WHAT NEEDS TO BE DONE: Copy the records below exactly, starting at the line that contains "Output the component" and ending at the line that contains "const yMax = 10.2;"; leave out any pictures.

RECORDED INFORMATION:
◇ ◇ ◇ ◇

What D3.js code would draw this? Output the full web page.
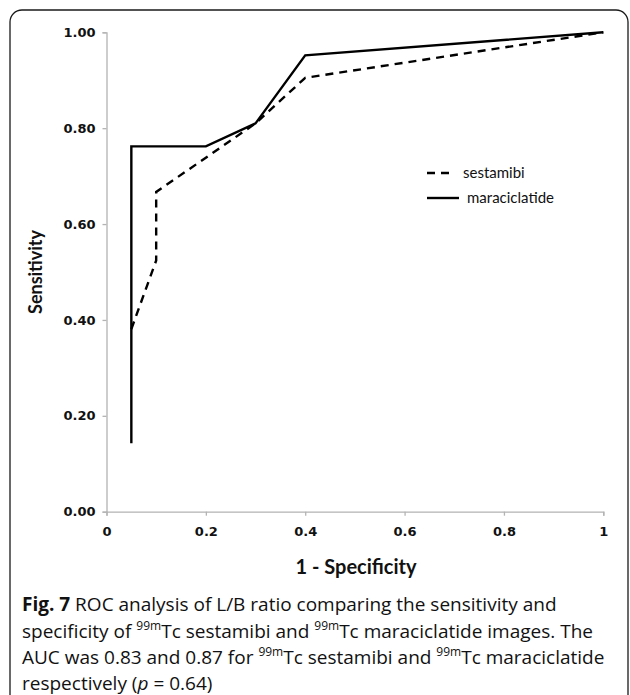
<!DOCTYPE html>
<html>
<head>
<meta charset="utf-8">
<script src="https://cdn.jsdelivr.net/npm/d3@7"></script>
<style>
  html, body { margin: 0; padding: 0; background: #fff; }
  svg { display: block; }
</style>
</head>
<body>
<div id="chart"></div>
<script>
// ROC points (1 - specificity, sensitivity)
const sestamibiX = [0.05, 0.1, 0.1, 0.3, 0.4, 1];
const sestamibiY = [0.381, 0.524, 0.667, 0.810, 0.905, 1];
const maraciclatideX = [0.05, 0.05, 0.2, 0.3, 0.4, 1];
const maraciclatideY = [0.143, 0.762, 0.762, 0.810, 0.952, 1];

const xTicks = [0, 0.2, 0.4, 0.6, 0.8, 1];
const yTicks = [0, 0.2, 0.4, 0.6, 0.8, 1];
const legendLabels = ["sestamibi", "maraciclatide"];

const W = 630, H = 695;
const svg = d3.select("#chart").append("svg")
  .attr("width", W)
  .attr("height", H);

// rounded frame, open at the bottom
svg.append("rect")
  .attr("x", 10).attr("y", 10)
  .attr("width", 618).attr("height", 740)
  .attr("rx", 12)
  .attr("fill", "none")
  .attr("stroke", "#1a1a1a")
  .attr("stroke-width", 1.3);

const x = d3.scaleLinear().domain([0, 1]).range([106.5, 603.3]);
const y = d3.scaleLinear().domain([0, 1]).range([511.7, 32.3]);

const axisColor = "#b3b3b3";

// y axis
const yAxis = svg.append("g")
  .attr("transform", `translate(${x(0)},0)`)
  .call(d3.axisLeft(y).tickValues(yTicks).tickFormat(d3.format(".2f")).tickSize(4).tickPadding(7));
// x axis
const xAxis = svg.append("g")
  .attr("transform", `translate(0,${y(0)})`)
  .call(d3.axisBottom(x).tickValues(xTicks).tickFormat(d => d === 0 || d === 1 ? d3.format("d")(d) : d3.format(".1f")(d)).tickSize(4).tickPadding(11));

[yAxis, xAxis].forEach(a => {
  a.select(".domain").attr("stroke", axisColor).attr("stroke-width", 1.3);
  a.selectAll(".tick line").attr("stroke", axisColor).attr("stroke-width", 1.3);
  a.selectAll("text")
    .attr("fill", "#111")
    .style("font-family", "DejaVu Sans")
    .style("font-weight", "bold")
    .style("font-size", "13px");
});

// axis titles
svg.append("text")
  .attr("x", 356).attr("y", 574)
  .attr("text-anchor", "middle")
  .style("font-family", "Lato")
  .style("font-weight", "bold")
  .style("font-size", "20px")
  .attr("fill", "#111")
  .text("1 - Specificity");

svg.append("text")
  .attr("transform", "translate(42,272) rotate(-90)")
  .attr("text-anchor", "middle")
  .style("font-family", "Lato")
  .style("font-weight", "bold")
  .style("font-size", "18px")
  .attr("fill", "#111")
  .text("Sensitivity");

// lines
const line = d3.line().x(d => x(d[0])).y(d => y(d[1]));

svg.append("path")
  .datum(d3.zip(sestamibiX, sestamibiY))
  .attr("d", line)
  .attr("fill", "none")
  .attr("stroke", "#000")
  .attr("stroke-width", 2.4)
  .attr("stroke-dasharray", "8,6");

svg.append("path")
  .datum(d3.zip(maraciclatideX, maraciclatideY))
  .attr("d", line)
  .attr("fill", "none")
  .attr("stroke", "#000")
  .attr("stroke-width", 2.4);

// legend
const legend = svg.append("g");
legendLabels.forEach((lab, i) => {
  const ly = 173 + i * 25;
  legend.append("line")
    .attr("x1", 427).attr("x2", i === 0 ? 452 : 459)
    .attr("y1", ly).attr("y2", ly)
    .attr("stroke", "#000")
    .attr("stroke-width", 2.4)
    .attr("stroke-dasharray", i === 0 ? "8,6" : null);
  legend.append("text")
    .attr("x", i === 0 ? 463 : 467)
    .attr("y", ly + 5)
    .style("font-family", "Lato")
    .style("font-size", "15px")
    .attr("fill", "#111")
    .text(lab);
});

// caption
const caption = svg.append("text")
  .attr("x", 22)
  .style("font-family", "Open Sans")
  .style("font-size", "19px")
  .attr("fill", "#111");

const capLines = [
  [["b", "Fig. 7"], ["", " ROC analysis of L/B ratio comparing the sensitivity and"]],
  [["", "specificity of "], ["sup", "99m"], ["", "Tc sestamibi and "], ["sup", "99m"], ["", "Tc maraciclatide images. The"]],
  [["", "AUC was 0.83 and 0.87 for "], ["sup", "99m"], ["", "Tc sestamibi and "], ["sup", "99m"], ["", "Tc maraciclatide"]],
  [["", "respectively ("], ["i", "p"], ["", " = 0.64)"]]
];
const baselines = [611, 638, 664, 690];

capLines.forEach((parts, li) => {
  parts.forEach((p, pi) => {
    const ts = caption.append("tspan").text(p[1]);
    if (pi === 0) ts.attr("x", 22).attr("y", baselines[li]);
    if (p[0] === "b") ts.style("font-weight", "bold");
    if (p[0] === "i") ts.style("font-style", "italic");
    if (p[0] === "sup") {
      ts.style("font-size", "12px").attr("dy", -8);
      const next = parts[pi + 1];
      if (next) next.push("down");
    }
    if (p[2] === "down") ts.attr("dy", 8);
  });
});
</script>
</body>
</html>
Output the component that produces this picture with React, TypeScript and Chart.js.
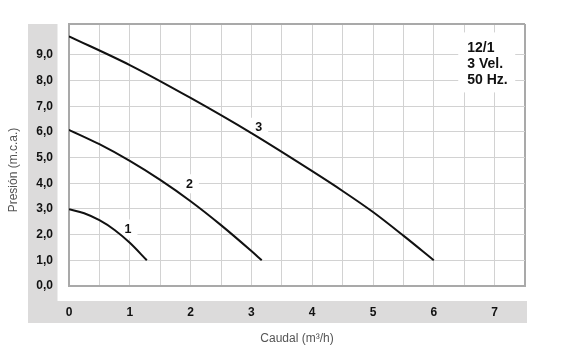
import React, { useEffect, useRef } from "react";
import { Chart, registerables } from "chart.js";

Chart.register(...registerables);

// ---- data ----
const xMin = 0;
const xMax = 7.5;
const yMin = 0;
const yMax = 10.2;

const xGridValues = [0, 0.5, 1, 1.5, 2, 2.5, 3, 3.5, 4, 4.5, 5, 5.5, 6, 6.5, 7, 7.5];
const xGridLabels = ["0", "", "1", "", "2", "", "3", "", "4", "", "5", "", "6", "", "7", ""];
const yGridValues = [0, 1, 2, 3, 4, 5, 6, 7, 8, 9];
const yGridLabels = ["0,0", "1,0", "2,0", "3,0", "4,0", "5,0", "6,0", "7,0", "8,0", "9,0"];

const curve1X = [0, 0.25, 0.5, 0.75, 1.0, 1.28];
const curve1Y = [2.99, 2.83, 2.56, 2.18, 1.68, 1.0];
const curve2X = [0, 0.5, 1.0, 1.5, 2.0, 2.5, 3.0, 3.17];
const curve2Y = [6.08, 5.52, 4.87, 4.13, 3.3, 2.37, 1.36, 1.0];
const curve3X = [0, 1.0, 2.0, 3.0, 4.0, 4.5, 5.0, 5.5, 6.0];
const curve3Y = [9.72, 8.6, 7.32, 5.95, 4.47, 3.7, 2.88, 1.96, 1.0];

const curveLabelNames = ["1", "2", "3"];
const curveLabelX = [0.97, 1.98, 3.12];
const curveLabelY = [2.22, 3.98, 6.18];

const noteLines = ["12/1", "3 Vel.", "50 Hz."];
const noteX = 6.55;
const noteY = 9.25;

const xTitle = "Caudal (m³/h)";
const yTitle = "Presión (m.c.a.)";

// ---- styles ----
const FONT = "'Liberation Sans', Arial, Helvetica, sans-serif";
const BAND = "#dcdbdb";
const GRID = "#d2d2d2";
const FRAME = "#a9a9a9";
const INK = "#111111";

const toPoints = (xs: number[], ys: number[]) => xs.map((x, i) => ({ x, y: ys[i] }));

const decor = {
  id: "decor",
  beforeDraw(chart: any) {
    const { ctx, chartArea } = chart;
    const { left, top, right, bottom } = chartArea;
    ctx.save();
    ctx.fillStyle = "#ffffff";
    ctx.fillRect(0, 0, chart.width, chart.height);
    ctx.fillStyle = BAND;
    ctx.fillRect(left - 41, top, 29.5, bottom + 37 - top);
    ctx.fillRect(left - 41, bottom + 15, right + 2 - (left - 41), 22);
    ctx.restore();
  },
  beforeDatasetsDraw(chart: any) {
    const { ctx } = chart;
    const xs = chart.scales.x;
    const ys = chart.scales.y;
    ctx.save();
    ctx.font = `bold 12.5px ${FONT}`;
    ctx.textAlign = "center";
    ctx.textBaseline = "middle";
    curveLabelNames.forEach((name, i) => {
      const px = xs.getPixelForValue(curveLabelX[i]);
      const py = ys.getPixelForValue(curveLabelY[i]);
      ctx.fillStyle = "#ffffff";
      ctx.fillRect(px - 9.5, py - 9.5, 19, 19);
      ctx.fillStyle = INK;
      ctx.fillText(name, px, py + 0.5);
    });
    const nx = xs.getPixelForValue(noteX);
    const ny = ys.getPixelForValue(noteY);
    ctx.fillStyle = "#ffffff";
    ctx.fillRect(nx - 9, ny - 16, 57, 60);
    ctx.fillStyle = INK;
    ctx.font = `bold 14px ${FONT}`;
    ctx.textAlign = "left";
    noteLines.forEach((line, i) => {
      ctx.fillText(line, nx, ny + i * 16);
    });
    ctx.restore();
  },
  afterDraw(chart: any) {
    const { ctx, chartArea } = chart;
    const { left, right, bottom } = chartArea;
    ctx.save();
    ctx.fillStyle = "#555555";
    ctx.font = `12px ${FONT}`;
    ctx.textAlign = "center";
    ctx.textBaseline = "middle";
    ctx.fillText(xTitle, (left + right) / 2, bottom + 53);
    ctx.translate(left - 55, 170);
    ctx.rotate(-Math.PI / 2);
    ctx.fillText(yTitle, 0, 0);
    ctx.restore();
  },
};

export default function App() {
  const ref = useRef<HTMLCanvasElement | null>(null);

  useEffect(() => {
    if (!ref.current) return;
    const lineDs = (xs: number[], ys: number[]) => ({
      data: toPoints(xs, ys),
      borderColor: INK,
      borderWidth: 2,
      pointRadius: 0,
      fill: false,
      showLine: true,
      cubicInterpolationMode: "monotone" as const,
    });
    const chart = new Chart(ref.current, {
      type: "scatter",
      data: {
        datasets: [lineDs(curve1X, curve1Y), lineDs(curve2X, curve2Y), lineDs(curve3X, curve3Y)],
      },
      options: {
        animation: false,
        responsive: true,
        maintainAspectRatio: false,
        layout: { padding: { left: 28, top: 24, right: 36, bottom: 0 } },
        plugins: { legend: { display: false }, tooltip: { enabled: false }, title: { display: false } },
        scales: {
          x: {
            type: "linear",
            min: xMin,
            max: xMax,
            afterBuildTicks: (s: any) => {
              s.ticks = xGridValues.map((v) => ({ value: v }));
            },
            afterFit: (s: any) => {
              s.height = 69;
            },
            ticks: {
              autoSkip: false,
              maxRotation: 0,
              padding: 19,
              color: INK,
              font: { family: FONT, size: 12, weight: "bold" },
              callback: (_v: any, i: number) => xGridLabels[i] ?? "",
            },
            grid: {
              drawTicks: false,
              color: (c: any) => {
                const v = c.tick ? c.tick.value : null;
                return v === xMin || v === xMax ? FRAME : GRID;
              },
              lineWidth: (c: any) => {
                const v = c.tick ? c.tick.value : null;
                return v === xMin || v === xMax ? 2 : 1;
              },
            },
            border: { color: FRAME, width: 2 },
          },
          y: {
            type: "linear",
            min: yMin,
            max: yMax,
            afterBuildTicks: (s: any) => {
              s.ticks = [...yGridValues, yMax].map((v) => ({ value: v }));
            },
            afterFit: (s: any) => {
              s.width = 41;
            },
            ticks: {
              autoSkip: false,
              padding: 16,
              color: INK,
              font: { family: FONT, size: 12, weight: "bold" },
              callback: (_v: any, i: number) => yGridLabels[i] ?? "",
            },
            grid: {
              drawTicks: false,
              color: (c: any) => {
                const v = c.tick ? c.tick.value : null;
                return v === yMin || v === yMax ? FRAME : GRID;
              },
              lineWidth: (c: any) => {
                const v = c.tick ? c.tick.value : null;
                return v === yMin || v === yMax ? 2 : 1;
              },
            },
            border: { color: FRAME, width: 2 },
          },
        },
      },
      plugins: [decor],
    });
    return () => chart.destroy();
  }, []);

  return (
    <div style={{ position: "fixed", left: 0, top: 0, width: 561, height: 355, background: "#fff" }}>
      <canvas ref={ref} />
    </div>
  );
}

◇ ◇ ◇ ◇

WRITTEN ANSWER:
Output the component that produces this picture with React, TypeScript and Chart.js.
import React, { useEffect, useRef } from "react";
import { Chart, registerables } from "chart.js";

Chart.register(...registerables);

// ---- data ----
const xMin = 0;
const xMax = 7.5;
const yMin = 0;
const yMax = 10.2;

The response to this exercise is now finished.